Diversity Macht Frei
May 26, 2016
One of the recurring themes of this blog is the facilitating role Jews played in the Muslim invasion of Spain (link), and the obvious parallel this has with the modern Muslim invasion of Europe, which has also been ably supported by Jews setting up and maintaining the legal and moral infrastructure of the diversity cult.
Following the capture of Granada on 2 January 1492 (Día de la Toma), both Muslims and Jews were expelled from Spain. As ever, the Jews have spun a deceitful historical narrative stigmatising the goyim for having the audacity to defend themselves against Jewish ethnic aggression, a phenomenon better known as “antisemitism”.
In Spain, part of this fable involves the 15th century period in which many Jews seemingly converted to Christianity under threat of expulsion. This mass conversion under duress is actually very rare, and perhaps unique, in Jewish history. Once they had seemingly converted to Christianity, Jews were liberated from the constraints that were otherwise imposed on them. They quickly acquired positions of influence among the Spanish elite and used those positions to benefit the members of their own tribe, both the seemingly converted and the unconverted. This helped give rise to the limpieza de sangre (purity of blood) movement under the Inquisition aimed at purging ethnic Jews from power, even if they purported to be Christians.
Historical controversy about this period mainly centred on whether or not the Jewish conversion was sincere.

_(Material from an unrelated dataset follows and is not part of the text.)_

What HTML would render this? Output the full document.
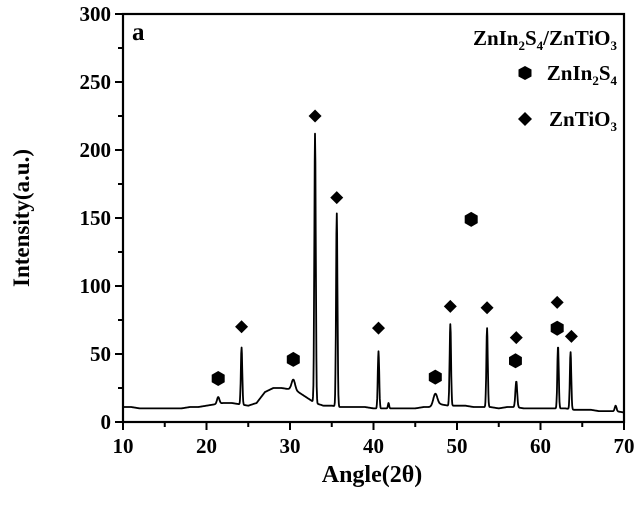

After they left Spain, many of the seemingly converted Jews reverted to Judaism, which would suggest to most people that their original conversion was not sincere. Fake conversion obviously reflects badly on Jews, confirming many of the stereotypes of Jewish untrustworthiness and tribal loyalty superseding all other considerations. We can’t have such a blemish left in the historical record. So, as usual, the Jews sent a historian to “set the record crooked”. This historian was Benzion Netanyahu, father of the current prime minister of Israel.
In his book “The Origins of the Inquisition in Fifteenth Century Spain”, he rewrote history in a way that was maximally favourable to Jews and maximally unfavourable to the goy. His claim, in essence, was that the Jewish conversion was sincere. The Jews really believed in Jesus! But they couldn’t bring themselves to eat pork out of ingrained habit, not out of unbelief! (Incidentally, one reason that pork products still feature so prominently in Spanish cuisine is the historical role they played in establishing non-Muslimness and non-Jewness.) But the evil goy, I mean the panish, wouldn’t accept these sincere “former” Jews as their word. They felt terrible prejudice against them, and the prejudice was racial not religious! Why then did the Jews revert to Judaism as soon as they were out of Spain? Because they weren’t sincere? No, no, they were sincere! Totally sincere! They were just upset at the way the evil, racist Christians had treated them. And this is what put them off Christianity.
In a nutshell, that was the message of Netanyahu’s book. It is an interpretation that has come to be very influential among historians of the period. So it is interesting that Netanyahu turns out to be descended from Jews who lived in Spain. Previously, it was believed the Netanyahu family’s main sojourning had been done in eastern Europe.
Prime Minister Benjamin Netanyahu revealed Tuesday night that although his family hailed from Eastern Europe before immigrating to Israel decades ago, he is in fact part Sephardic, tracing his family back to Jews from Spain.
Netanyahu explained his family tree’s varied roots during the opening of a new wing at Beit Hatfutsot, the Diaspora-themed Museum of the Jewish People.
During the ceremony, Beit Hatfusot chairwoman Irina Nevzlin presented Netanyahu with a copy of his family tree. The prime minister took a quick look and said it needed to be corrected.
“My brother, Ido, is a writer and doctor,” Netanyahu explained. “He was approached by people who build family trees using DNA.”
“Their thesis was that the Jews of Lithuania, and us, came from a Lithuanian family descended from the Vilna Gaon, which has a Sephardic Jewish foundation,” he continued, referring to the 18th century Rabbi Eliyahu ben Shlomo Zalman, a landmark figure in Ashkenazi Jewish history.
“He did a saliva test, and sure enough, it came out that at least some of that tree needs to be attributed to the Jews of Spain. Of course, they let me, as the chairman of Likud, know that 30 years too late, but that shows that all of Jews are kin, and I think that is one of the biggest lessons to come from this place, this institute. You can see the family of the Jewish people.”
Likud has long been seen as a political home for Jews of Sephardic and Middle Eastern extraction, who for decades complained of marginalization by the European-descended Zionist elite hailing from the country’s Labor and Mapai parties in the country’s salad days.